**Work to be completed:** Starting at the first line of the listing below, repeat each line up to and including the one containing "(Atitle) at (315,35)". Leave out pictures.

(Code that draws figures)
______________________________
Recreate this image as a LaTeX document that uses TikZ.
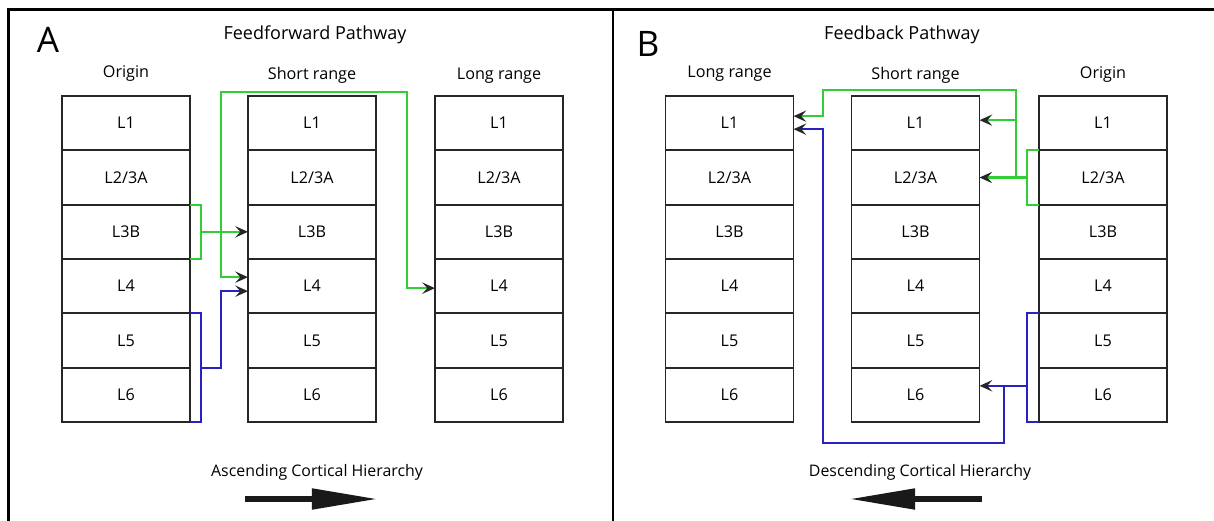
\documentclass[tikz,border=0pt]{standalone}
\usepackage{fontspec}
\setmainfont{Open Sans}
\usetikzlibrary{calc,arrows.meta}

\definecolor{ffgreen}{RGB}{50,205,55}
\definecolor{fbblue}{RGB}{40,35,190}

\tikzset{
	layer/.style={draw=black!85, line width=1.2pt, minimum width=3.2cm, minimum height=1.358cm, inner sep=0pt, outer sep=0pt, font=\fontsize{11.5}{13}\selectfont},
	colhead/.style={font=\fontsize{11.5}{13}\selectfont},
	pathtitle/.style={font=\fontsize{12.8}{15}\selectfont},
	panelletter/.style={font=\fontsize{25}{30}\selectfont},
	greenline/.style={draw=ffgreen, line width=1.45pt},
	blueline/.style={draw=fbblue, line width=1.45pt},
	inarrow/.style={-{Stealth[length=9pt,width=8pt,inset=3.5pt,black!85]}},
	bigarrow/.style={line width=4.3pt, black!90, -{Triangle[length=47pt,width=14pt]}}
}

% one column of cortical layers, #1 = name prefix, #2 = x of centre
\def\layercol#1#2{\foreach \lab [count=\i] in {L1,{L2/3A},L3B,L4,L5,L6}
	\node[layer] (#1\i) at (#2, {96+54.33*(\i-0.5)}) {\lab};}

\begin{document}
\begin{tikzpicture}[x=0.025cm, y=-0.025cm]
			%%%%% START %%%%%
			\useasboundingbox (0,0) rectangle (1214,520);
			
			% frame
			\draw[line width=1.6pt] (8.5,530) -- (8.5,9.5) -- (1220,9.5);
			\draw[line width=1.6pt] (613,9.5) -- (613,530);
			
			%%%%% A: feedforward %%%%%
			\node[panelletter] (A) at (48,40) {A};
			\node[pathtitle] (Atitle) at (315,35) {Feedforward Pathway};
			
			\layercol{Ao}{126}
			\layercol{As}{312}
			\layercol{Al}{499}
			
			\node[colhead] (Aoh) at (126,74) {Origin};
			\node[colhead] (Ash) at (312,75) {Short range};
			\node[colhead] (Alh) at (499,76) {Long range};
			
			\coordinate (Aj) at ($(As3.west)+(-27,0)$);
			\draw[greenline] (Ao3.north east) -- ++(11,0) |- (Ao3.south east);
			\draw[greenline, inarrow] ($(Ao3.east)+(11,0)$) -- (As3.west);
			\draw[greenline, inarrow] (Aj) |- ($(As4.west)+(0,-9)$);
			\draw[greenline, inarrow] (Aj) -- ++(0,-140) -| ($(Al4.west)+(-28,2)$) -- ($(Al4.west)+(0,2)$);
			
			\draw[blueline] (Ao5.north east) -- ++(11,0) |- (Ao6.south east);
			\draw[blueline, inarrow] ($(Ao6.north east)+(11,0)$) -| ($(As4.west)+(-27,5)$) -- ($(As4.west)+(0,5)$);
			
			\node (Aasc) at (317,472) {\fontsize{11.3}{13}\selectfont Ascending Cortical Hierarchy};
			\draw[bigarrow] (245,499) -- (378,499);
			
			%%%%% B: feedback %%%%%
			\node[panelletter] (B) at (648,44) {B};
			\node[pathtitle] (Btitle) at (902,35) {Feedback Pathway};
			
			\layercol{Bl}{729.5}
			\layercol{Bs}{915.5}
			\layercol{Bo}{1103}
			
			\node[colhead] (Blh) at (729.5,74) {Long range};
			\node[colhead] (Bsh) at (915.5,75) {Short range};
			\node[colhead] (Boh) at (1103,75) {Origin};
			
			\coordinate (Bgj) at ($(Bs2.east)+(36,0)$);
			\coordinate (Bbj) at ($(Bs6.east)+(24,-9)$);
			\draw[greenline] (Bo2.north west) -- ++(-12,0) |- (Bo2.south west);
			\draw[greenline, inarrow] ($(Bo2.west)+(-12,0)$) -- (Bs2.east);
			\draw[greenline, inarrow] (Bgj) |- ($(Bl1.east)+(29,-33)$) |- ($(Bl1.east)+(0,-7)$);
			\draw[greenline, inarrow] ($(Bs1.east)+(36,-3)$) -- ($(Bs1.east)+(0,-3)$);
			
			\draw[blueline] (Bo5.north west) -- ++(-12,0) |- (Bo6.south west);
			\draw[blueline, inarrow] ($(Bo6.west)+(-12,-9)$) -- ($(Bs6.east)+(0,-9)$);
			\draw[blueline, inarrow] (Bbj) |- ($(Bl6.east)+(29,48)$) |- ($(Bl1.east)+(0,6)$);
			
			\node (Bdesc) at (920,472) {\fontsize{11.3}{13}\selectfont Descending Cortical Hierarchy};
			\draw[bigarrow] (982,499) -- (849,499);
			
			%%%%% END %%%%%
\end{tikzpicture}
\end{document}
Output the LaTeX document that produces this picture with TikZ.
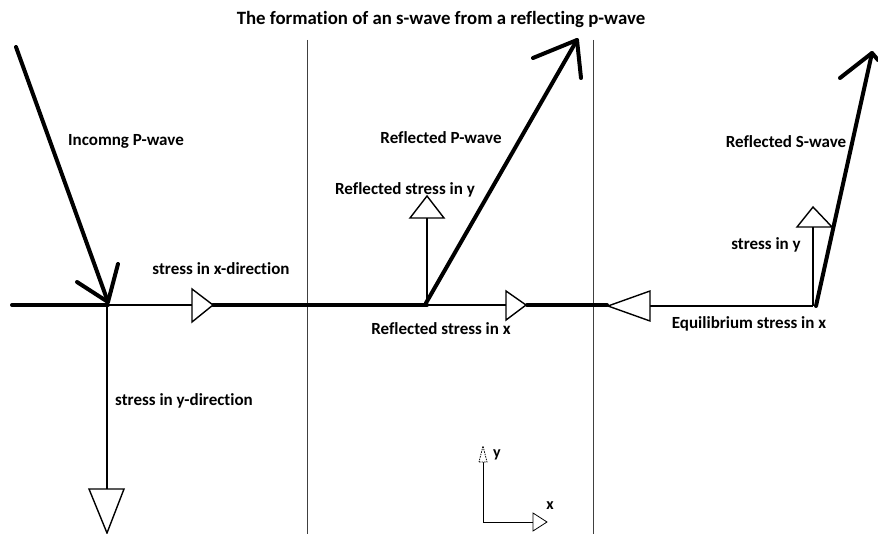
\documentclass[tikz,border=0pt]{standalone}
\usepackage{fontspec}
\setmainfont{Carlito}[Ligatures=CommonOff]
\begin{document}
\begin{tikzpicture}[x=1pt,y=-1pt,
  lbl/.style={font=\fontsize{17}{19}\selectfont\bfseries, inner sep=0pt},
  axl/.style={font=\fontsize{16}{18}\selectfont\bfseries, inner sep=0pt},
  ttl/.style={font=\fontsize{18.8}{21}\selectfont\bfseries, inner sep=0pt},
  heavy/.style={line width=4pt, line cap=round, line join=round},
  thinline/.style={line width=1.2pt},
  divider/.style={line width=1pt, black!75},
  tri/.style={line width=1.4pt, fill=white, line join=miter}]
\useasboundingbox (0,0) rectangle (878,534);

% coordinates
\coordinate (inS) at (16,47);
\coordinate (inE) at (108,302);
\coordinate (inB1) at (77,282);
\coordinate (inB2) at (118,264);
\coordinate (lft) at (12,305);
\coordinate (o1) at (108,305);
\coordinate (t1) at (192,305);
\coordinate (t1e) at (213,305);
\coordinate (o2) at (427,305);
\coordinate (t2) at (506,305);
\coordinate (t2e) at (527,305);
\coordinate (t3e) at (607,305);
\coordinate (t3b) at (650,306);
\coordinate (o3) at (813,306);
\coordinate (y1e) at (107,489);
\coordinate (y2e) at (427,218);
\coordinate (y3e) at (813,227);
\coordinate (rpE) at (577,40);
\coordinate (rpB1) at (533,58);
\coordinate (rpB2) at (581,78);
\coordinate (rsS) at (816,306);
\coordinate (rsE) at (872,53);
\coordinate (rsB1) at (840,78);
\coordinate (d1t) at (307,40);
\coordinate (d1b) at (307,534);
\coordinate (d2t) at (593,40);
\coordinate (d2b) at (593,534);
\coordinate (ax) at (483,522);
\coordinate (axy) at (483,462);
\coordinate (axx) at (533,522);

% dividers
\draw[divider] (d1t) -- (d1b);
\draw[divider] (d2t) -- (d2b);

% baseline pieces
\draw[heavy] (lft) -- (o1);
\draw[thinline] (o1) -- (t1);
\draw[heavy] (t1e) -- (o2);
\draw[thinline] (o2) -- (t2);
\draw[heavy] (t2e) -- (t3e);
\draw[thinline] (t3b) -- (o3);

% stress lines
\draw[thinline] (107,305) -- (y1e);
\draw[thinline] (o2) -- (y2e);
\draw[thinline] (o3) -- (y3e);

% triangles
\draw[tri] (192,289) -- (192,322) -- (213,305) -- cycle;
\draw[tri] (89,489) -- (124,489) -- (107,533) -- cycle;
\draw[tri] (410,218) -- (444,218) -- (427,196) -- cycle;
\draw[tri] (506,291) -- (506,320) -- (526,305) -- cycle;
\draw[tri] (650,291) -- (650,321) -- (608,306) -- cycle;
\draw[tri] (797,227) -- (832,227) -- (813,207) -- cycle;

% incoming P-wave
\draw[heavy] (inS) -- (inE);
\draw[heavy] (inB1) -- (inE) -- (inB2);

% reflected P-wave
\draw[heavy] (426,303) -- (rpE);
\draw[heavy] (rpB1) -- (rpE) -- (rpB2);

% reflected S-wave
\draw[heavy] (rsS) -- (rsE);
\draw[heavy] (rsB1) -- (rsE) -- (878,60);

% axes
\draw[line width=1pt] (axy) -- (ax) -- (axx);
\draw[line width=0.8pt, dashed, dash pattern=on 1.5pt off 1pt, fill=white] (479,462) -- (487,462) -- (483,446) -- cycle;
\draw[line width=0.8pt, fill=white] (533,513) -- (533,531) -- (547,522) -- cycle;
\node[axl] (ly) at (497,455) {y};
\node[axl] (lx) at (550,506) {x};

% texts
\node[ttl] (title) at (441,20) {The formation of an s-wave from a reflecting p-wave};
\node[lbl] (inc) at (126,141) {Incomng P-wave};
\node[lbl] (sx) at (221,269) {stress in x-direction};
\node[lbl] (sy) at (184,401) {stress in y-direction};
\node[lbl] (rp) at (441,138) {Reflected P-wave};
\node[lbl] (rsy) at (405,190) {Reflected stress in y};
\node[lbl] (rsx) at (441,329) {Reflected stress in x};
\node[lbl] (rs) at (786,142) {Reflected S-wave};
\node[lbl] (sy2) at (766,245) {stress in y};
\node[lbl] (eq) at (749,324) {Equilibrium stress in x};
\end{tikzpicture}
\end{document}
______________________________
**Exercise response:**
Recreate this image as a LaTeX document that uses TikZ.
\documentclass[tikz,border=0pt]{standalone}
\usepackage{fontspec}
\setmainfont{Open Sans}
\usetikzlibrary{calc,arrows.meta}

\definecolor{ffgreen}{RGB}{50,205,55}
\definecolor{fbblue}{RGB}{40,35,190}

\tikzset{
	layer/.style={draw=black!85, line width=1.2pt, minimum width=3.2cm, minimum height=1.358cm, inner sep=0pt, outer sep=0pt, font=\fontsize{11.5}{13}\selectfont},
	colhead/.style={font=\fontsize{11.5}{13}\selectfont},
	pathtitle/.style={font=\fontsize{12.8}{15}\selectfont},
	panelletter/.style={font=\fontsize{25}{30}\selectfont},
	greenline/.style={draw=ffgreen, line width=1.45pt},
	blueline/.style={draw=fbblue, line width=1.45pt},
	inarrow/.style={-{Stealth[length=9pt,width=8pt,inset=3.5pt,black!85]}},
	bigarrow/.style={line width=4.3pt, black!90, -{Triangle[length=47pt,width=14pt]}}
}

% one column of cortical layers, #1 = name prefix, #2 = x of centre
\def\layercol#1#2{\foreach \lab [count=\i] in {L1,{L2/3A},L3B,L4,L5,L6}
	\node[layer] (#1\i) at (#2, {96+54.33*(\i-0.5)}) {\lab};}

\begin{document}
\begin{tikzpicture}[x=0.025cm, y=-0.025cm]
			%%%%% START %%%%%
			\useasboundingbox (0,0) rectangle (1214,520);
			
			% frame
			\draw[line width=1.6pt] (8.5,530) -- (8.5,9.5) -- (1220,9.5);
			\draw[line width=1.6pt] (613,9.5) -- (613,530);
			
			%%%%% A: feedforward %%%%%
			\node[panelletter] (A) at (48,40) {A};
			\node[pathtitle] (Atitle) at (315,35) {Feedforward Pathway};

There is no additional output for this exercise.